“When the . . . present world system collapses, it’ll be good people like you who will be shooting people in the streets to feed their families.”
This is the opinion of Aryan supremacist survivalists, a counterculture analyzed by the famous sociologist William W. Zellner in his book “Countercultures: A Sociological Analysis” (58-59).
There are many social groups within a society. Whether it is as big as mothers, teenagers or politicians, or small as bodybuilders or guitarists, social groups (also known as subcultures) vary greatly based on people’s hobbies, interests, socioeconomic status, etc. According to Harvard Business Review, we are all working and engaging across cultures daily because subcultures are everywhere anytime.
However, what happens if a subculture goes too far in its beliefs and practices? And how far?
As the author and Sociology professor James M. Henslin underlined in his textbook “Essentials of Sociology,” some of the group’s values and norms may differ from the larger, more dominant group, creating discrepancies within the society. Sociologists refer to these groups as countercultures.
After reading about the view of Aryan Supremacists who strictly practice white supremacy to this day, did you feel disturbed or strange in any way? Their acute ideologies (described in Britannica) like white nationalism, anti-immigration, anti-communism, homophobia or neo-fascism deviate them from the rest of the society, making them countercultures.
Furthermore, as Henslin states, motorcycle enthusiasts, who emphasize personal freedom and seek adrenaline by speeding, are members of a subculture. In contrast, some motorcycle clubs that the FBI refers to as “outlaw motorcycle gangs” like Hells Angels and Bandidos not only stress freedom and speed but also value dirtiness and contempt toward women, work and education.
With the mottos like “When we do right, nobody remembers.

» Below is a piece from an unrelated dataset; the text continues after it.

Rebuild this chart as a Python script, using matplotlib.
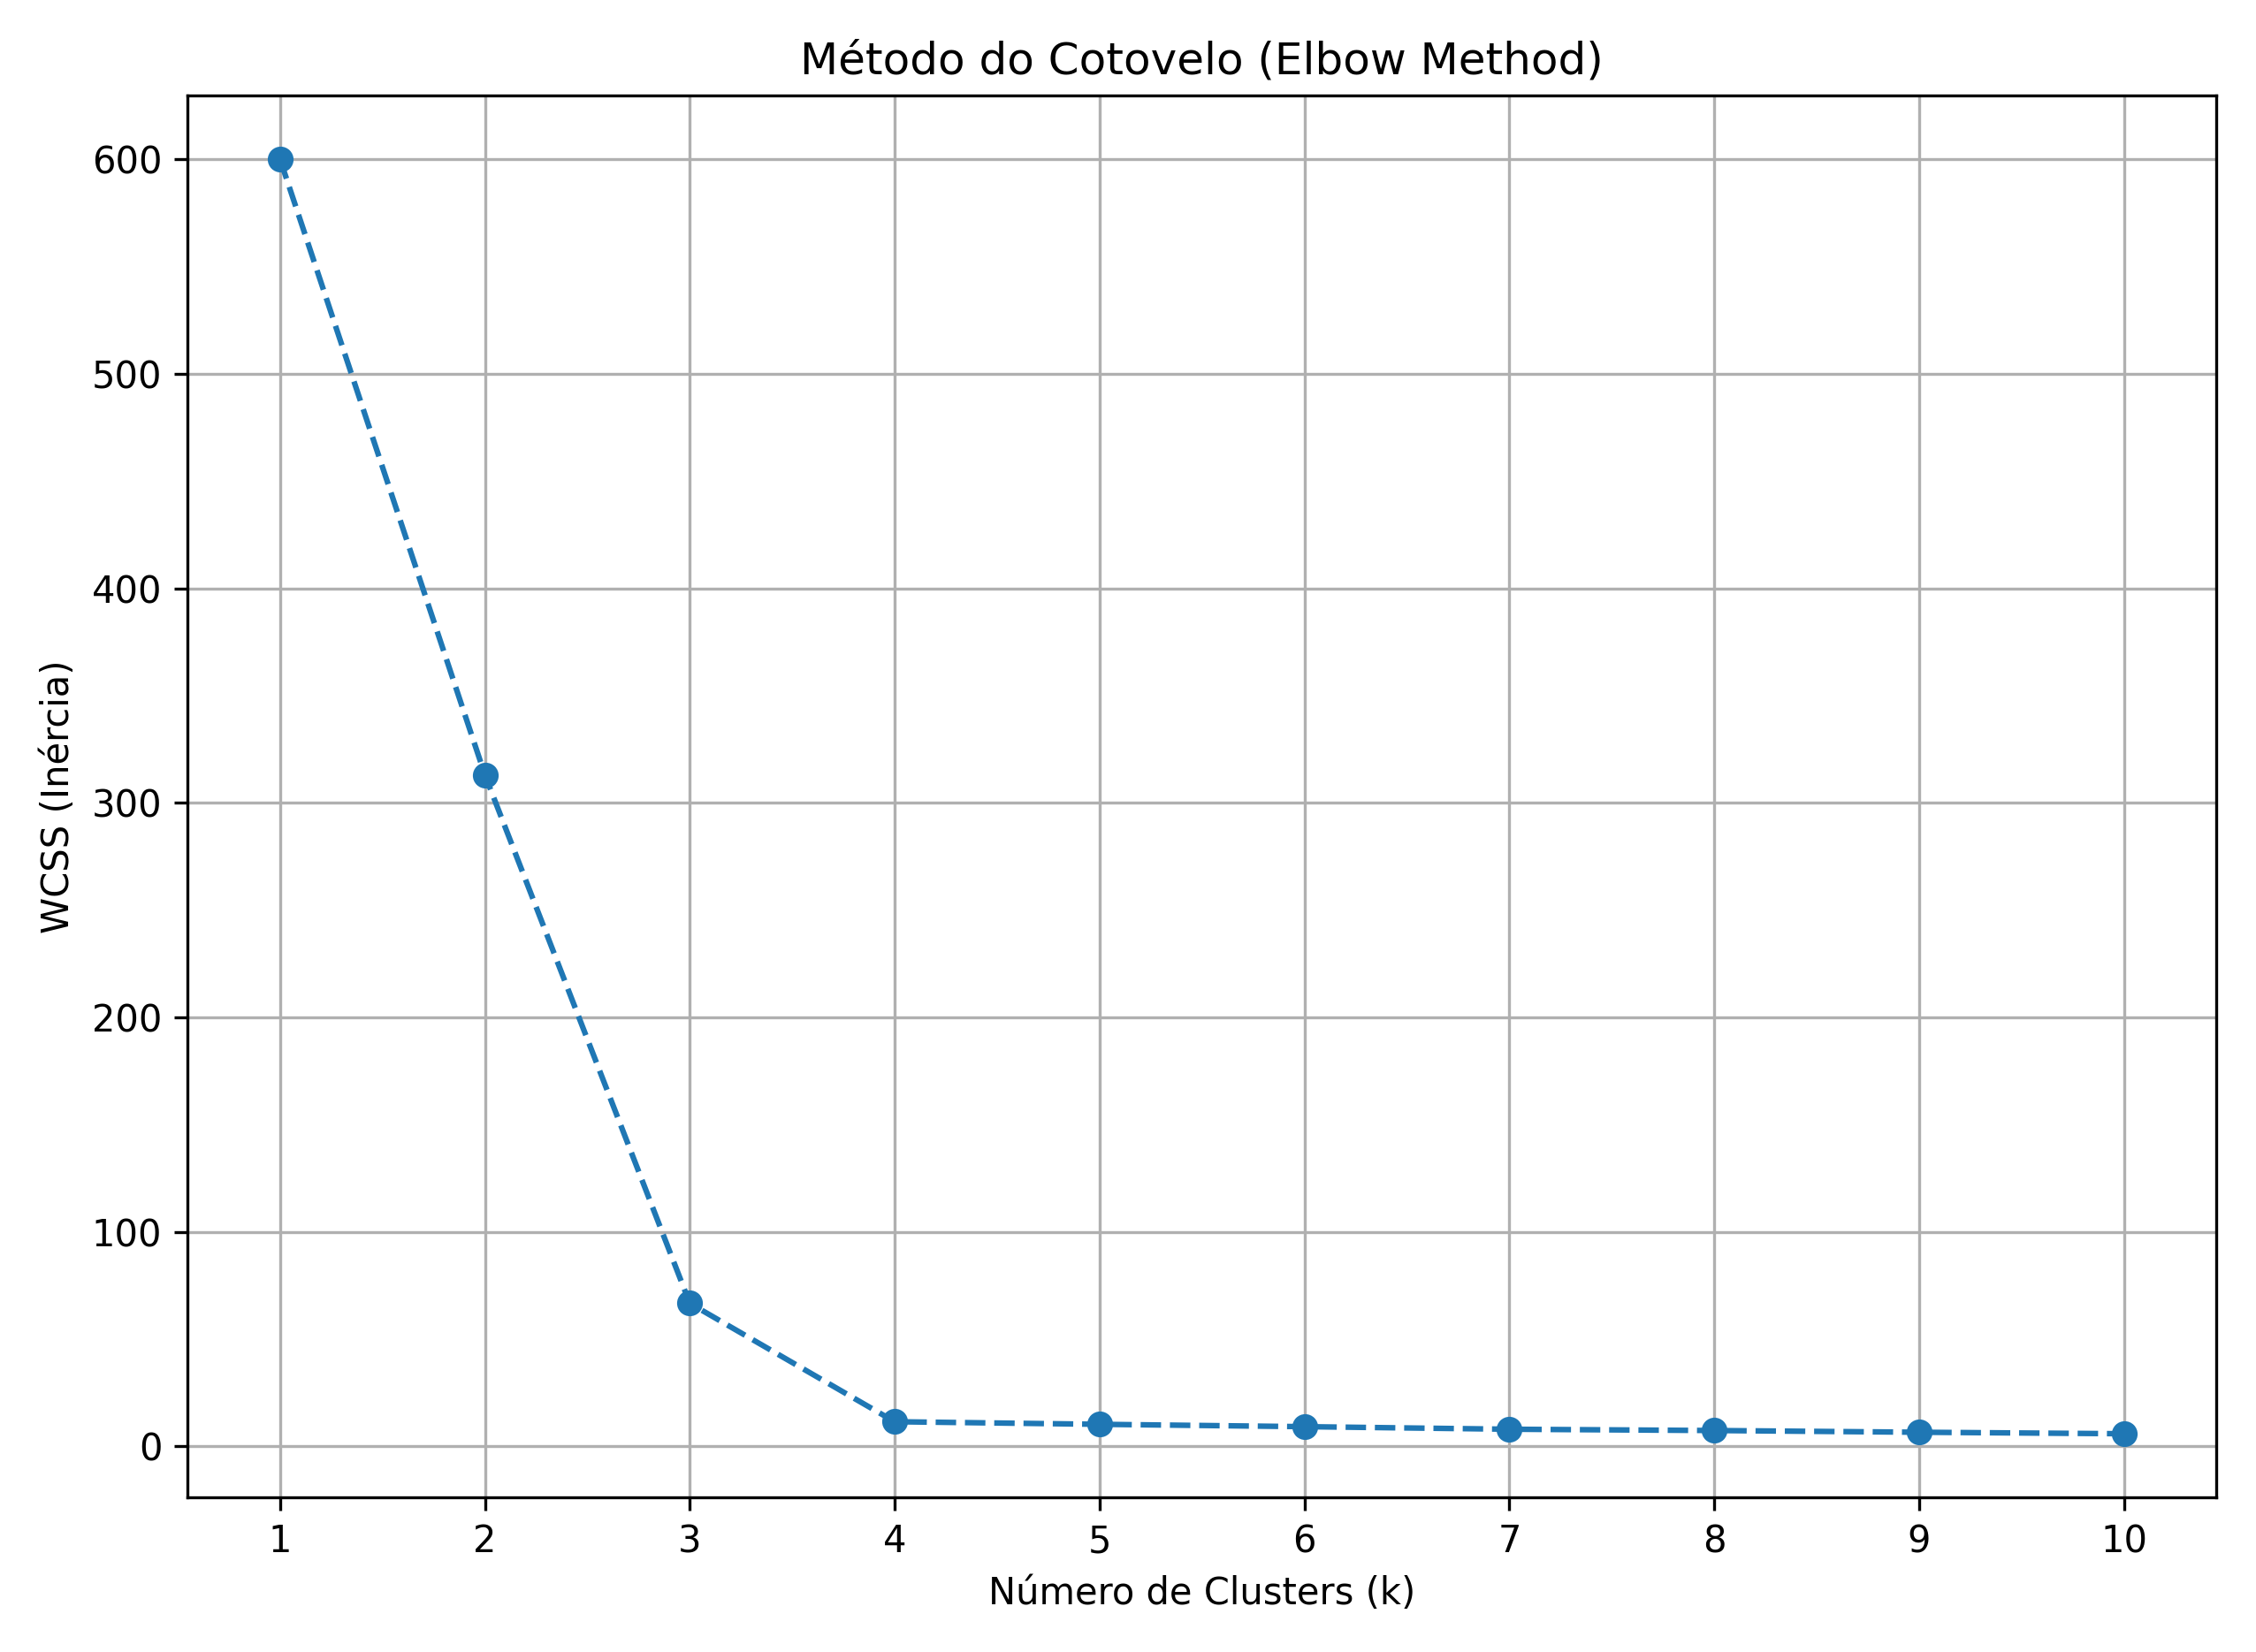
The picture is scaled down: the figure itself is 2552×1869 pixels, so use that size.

When we do wrong, nobody forgets,” or “We are the people our parents warned us about,” these groups are no longer subcultures enthusiastic of Harley-Davidsons; they are countercultures dangerous to the order of society.
According to the USA Today, the Texas State Gang Threat Assessment of 2018 ranked the Bandidos as a “Tier 2” gang — or the second-most dangerous classification — alongside the Aryan Brotherhood of Texas.
As their DPS Assessment provides, Texas state strives to maintain order amidst these counterculture’s threats through civil ways like partnerships between state, local and federal law enforcement agencies to closely coordinate, intervene and suppress gang-related crime and violence.
Thus, even though our nation encourages and fosters differences in interests, opinions and professions, it seems to draw the line for cultural or social diversity when its core values are threatened– when the business gets “dangerous.”
The National Park Service Agency describes core values as fundamental values shared by all members of the culture or organization, building a common identity.
Sociologist Robin Williams identifies U.S. society’s core values as
- Equal opportunity
- Material comfort
Nowadays, as democracy and justice in law enforcement greatly cultivate, such groups that threaten our core values just fall under the close supervision of the federal states, which is how Texas is handling its motorcyclist countercultures.
However, decades earlier, the mainstream culture’s efforts to subjugate countercultures and maintain order within the society were displayed quite openly. For instance, Mormons, wanting to practice polygyny (men having several wives), were driven out of several states before settling in Utah with the condition of accepting monogamy, according to HISTORY. Newly rising Christians to openly persecute Jews is also an example of mainstream culture’s efforts of eliminating countercultures’ threats on their system.
In sum, our core values are kinds of rules valued for life but hardly spoken of. An assault on them by extreme social groups called countercultures is always met with resistance regardless of how civil or merciless the resistance is.